Non, parce que de nouveaux clivages sont apparus au sein même du monde sunnite. Le blocus du Qatar, accusé de protéger les Frères musulmans, par l’Arabie saoudite et les Emirats arabes unis, a bloqué le Conseil de coopération du Golfe. Les initiatives maladroites du jeune prince Mohammed ben Salmane ont provoqué diverses catastrophes. En particulier, l’intervention de son pays contre les Huthis au Yémen. Elles ont contribué à amoindrir l’influence de Riyad.
La victoire des autocrates sur les peuples était censée au moins ramener de la stabilité dans la région. Il n'en est rien.
Les nouvelles divisions apparues au sein du monde sunnite et le retrait américain ont créé des opportunités d’intervention pour des puissances non arabes, écrit de son côté Shlomo Ben-Ami sur le site Project Syndicate. La Turquie et la Russie, bien sûr. Mais l’Iran chiite y a trouvé aussi de nouvelles occasions d’étendre son influence, directement et surtout via les supplétifs que compte Téhéran, de l’Irak au Liban, en passant par la Syrie et le Yémen.
Mais si Marc Lynch reproche aux Etats-Unis d’avoir toléré le coup d’Etat du maréchal Abdel Fatah al-Sissi, Shlomo Ben-Ami, leur reproche l’inverse : d’avoir sereinement accepté l’élection, en Egypte, d’un président issu des Frères musulmans, Mohamed Morsi.
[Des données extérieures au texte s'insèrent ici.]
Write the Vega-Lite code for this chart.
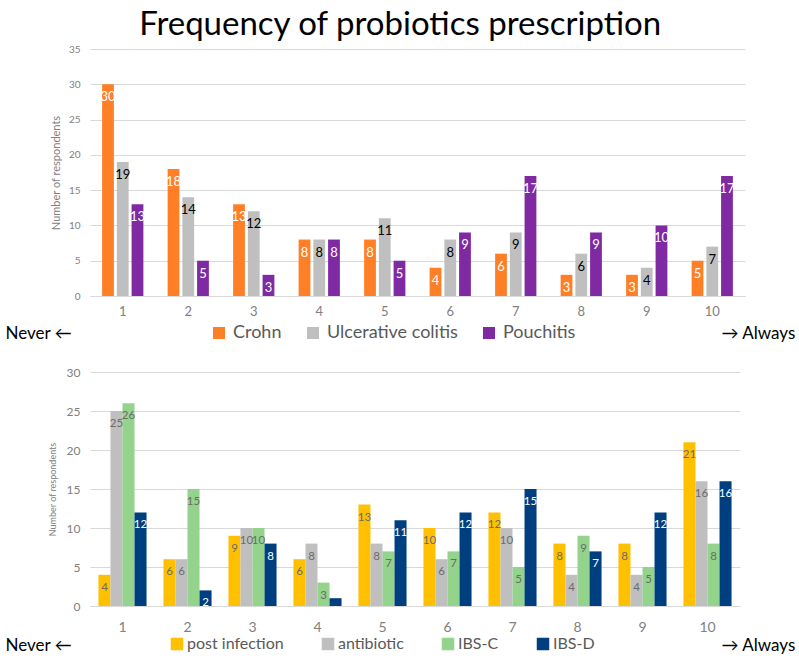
{
  "$schema": "https://vega.github.io/schema/vega-lite/v6.json",
  "background": "white",
  "padding": {"left": 5, "top": 9, "right": 4, "bottom": 4},
  "title": {"text": "Frequency of probiotics prescription", "fontSize": 33, "font": "Lato", "fontWeight": "normal", "color": "black", "anchor": "middle", "offset": 2},
  "config": {
    "font": "Lato",
    "view": {"stroke": null},
    "axis": {"gridColor": "#d9d9d9", "domainColor": "#d9d9d9", "ticks": false, "labelFont": "Lato", "titleFont": "Lato", "titleFontWeight": "normal", "labelColor": "#808080", "titleColor": "#808080"},
    "legend": {"labelFont": "Lato", "symbolType": "square", "symbolStrokeWidth": 0, "labelColor": "#595959"}
  },
  "datasets": {
    "ibd": [
      {"level": 1, "series": "Crohn", "count": 30}, {"level": 2, "series": "Crohn", "count": 18}, {"level": 3, "series": "Crohn", "count": 13}, {"level": 4, "series": "Crohn", "count": 8}, {"level": 5, "series": "Crohn", "count": 8}, {"level": 6, "series": "Crohn", "count": 4}, {"level": 7, "series": "Crohn", "count": 6}, {"level": 8, "series": "Crohn", "count": 3}, {"level": 9, "series": "Crohn", "count": 3}, {"level": 10, "series": "Crohn", "count": 5},
      {"level": 1, "series": "Ulcerative colitis", "count": 19}, {"level": 2, "series": "Ulcerative colitis", "count": 14}, {"level": 3, "series": "Ulcerative colitis", "count": 12}, {"level": 4, "series": "Ulcerative colitis", "count": 8}, {"level": 5, "series": "Ulcerative colitis", "count": 11}, {"level": 6, "series": "Ulcerative colitis", "count": 8}, {"level": 7, "series": "Ulcerative colitis", "count": 9}, {"level": 8, "series": "Ulcerative colitis", "count": 6}, {"level": 9, "series": "Ulcerative colitis", "count": 4}, {"level": 10, "series": "Ulcerative colitis", "count": 7},
      {"level": 1, "series": "Pouchitis", "count": 13}, {"level": 2, "series": "Pouchitis", "count": 5}, {"level": 3, "series": "Pouchitis", "count": 3}, {"level": 4, "series": "Pouchitis", "count": 8}, {"level": 5, "series": "Pouchitis", "count": 5}, {"level": 6, "series": "Pouchitis", "count": 9}, {"level": 7, "series": "Pouchitis", "count": 17}, {"level": 8, "series": "Pouchitis", "count": 9}, {"level": 9, "series": "Pouchitis", "count": 10}, {"level": 10, "series": "Pouchitis", "count": 17}
    ],
    "ibs": [
      {"level": 1, "series": "post infection", "count": 4}, {"level": 2, "series": "post infection", "count": 6}, {"level": 3, "series": "post infection", "count": 9}, {"level": 4, "series": "post infection", "count": 6}, {"level": 5, "series": "post infection", "count": 13}, {"level": 6, "series": "post infection", "count": 10}, {"level": 7, "series": "post infection", "count": 12}, {"level": 8, "series": "post infection", "count": 8}, {"level": 9, "series": "post infection", "count": 8}, {"level": 10, "series": "post infection", "count": 21},
      {"level": 1, "series": "antibiotic", "count": 25}, {"level": 2, "series": "antibiotic", "count": 6}, {"level": 3, "series": "antibiotic", "count": 10}, {"level": 4, "series": "antibiotic", "count": 8}, {"level": 5, "series": "antibiotic", "count": 8}, {"level": 6, "series": "antibiotic", "count": 6}, {"level": 7, "series": "antibiotic", "count": 10}, {"level": 8, "series": "antibiotic", "count": 4}, {"level": 9, "series": "antibiotic", "count": 4}, {"level": 10, "series": "antibiotic", "count": 16},
      {"level": 1, "series": "IBS-C", "count": 26}, {"level": 2, "series": "IBS-C", "count": 15}, {"level": 3, "series": "IBS-C", "count": 10}, {"level": 4, "series": "IBS-C", "count": 3}, {"level": 5, "series": "IBS-C", "count": 7}, {"level": 6, "series": "IBS-C", "count": 7}, {"level": 7, "series": "IBS-C", "count": 5}, {"level": 8, "series": "IBS-C", "count": 9}, {"level": 9, "series": "IBS-C", "count": 5}, {"level": 10, "series": "IBS-C", "count": 8},
      {"level": 1, "series": "IBS-D", "count": 12}, {"level": 2, "series": "IBS-D", "count": 2}, {"level": 3, "series": "IBS-D", "count": 8}, {"level": 4, "series": "IBS-D", "count": 1}, {"level": 5, "series": "IBS-D", "count": 11}, {"level": 6, "series": "IBS-D", "count": 12}, {"level": 7, "series": "IBS-D", "count": 15}, {"level": 8, "series": "IBS-D", "count": 7}, {"level": 9, "series": "IBS-D", "count": 12}, {"level": 10, "series": "IBS-D", "count": 16}
    ]
  },
  "spacing": 24,
  "resolve": {"scale": {"color": "independent", "xOffset": "independent", "x": "independent", "y": "independent"}, "legend": {"color": "independent"}},
  "vconcat": [
    {
      "width": 655,
      "height": 247,
      "data": {"name": "ibd"},
      "encoding": {
        "x": {"field": "level", "type": "ordinal", "scale": {"paddingInner": 0.37, "paddingOuter": 0.185},
          "axis": {"labelAngle": 0, "labelFontSize": 13, "labelPadding": 9, "domain": true, "title": "Never ←", "titleX": -85, "titleY": 37, "titleAlign": "left", "titleBaseline": "middle", "titleFontSize": 17, "titleColor": "black"}},
        "xOffset": {"field": "series", "type": "nominal", "sort": ["Crohn", "Ulcerative colitis", "Pouchitis"], "scale": {"domain": ["Crohn", "Ulcerative colitis", "Pouchitis"], "paddingInner": 0.2, "paddingOuter": 0}},
        "y": {"field": "count", "type": "quantitative", "scale": {"domain": [0, 35]},
          "axis": {"values": [0, 5, 10, 15, 20, 25, 30, 35], "domain": false, "labelFontSize": 10, "labelPadding": 10, "title": "Number of respondents", "titleFontSize": 11, "titlePadding": 7}}
      },
      "layer": [
        {
          "mark": {"type": "bar"},
          "encoding": {
            "color": {"field": "series", "type": "nominal", "sort": ["Crohn", "Ulcerative colitis", "Pouchitis"],
              "scale": {"domain": ["Crohn", "Ulcerative colitis", "Pouchitis"], "range": ["#ff7f27", "#bfbfbf", "#7f2aa3"]},
              "legend": {"title": null, "orient": "none", "direction": "horizontal", "legendX": 120, "legendY": 275, "labelFontSize": 18, "symbolSize": 144, "labelOffset": 5, "columnPadding": 22}}
          }
        },
        {
          "mark": {"type": "text", "dy": 13, "fontSize": 13},
          "encoding": {
            "text": {"field": "count", "type": "quantitative"},
            "color": {"condition": {"test": "datum.series === 'Ulcerative colitis'", "value": "black"}, "value": "white"},
            "y": {"field": "count", "type": "quantitative",
              "axis": {"orient": "right", "labels": false, "grid": false, "domain": false, "ticks": false, "title": "→ Always", "titleAngle": 0, "titleX": -24, "titleY": 284, "titleAlign": "left", "titleBaseline": "middle", "titleFontSize": 17, "titleColor": "black"}}
          }
        }
      ],
      "resolve": {"axis": {"y": "independent"}}
    },
    {
      "width": 650,
      "height": 234,
      "data": {"name": "ibs"},
      "encoding": {
        "x": {"field": "level", "type": "ordinal", "scale": {"paddingInner": 0.26, "paddingOuter": 0.13},
          "axis": {"labelAngle": 0, "labelFontSize": 14, "labelPadding": 14, "domain": true, "title": "Never ←", "titleX": -85, "titleY": 39, "titleAlign": "left", "titleBaseline": "middle", "titleFontSize": 17, "titleColor": "black"}},
        "xOffset": {"field": "series", "type": "nominal", "sort": ["post infection", "antibiotic", "IBS-C", "IBS-D"], "scale": {"domain": ["post infection", "antibiotic", "IBS-C", "IBS-D"], "paddingInner": 0, "paddingOuter": 0}},
        "y": {"field": "count", "type": "quantitative", "scale": {"domain": [0, 30]},
          "axis": {"values": [0, 5, 10, 15, 20, 25, 30], "domain": false, "labelFontSize": 12, "labelPadding": 10, "title": "Number of respondents", "titleFontSize": 9, "titlePadding": 9}}
      },
      "layer": [
        {
          "mark": {"type": "bar"},
          "encoding": {
            "color": {"field": "series", "type": "nominal", "sort": ["post infection", "antibiotic", "IBS-C", "IBS-D"],
              "scale": {"domain": ["post infection", "antibiotic", "IBS-C", "IBS-D"], "range": ["#ffc000", "#bfbfbf", "#93d38c", "#003f7f"]},
              "legend": {"title": null, "orient": "none", "direction": "horizontal", "legendX": 79, "legendY": 264, "labelFontSize": 16, "symbolSize": 156, "labelOffset": 2, "columnPadding": 36}}
          }
        },
        {
          "mark": {"type": "text", "dy": 13, "fontSize": 11.5},
          "encoding": {
            "text": {"field": "count", "type": "quantitative"},
            "color": {"condition": {"test": "datum.series === 'IBS-D'", "value": "white"}, "value": "#6b6b6b"},
            "y": {"field": "count", "type": "quantitative",
              "axis": {"orient": "right", "labels": false, "grid": false, "domain": false, "ticks": false, "title": "→ Always", "titleAngle": 0, "titleX": -19, "titleY": 273, "titleAlign": "left", "titleBaseline": "middle", "titleFontSize": 17, "titleColor": "black"}}
          }
        }
      ],
      "resolve": {"axis": {"y": "independent"}}
    }
  ]
}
Une des grandes nouveautés du Moyen-Orient, c’est en tous cas, la normalisation, par Bahrëin, les Etats arabes unis, le Maroc et le Soudan, de leurs relations avec Israël. Ces Etats reconnaissent l’Etat juif comme un allié fiable dans leur lutte contre l’Iran. Pour bénéficier de sa coopération, ils ont abandonné les Palestiniens. La solution du conflit israélo-palestinien ne passe décidément plus par la création de deux Etats.
Le Printemps reviendra...
Mais les deux spécialistes convergent sur leur conclusion. « Davantage d’éruptions de colère paraissent à présent inévitables. Il y a trop de facteurs d’instabilité pour que même le plus draconien des régimes puisse rester indéfiniment en place », selon Marc Lynch. « L’évolution du terrain géopolitique dans le monde arabe est vouée à se poursuivre. L’issue dépendra d’un certain nombre de facteurs, notamment de savoir si et quand l’objectif de démocratie mobilisera à nouveau les populations arabes », écrit Shlomo Ben-Ami.
Lors de la dernière tentative révolutionnaire, ce sont les islamistes qui ont tiré les marrons du feu. Personne ne peut prédire quelles forces politiques sortiront vainqueurs de la prochaine. Mais personne ne doute qu’elle aura lieu.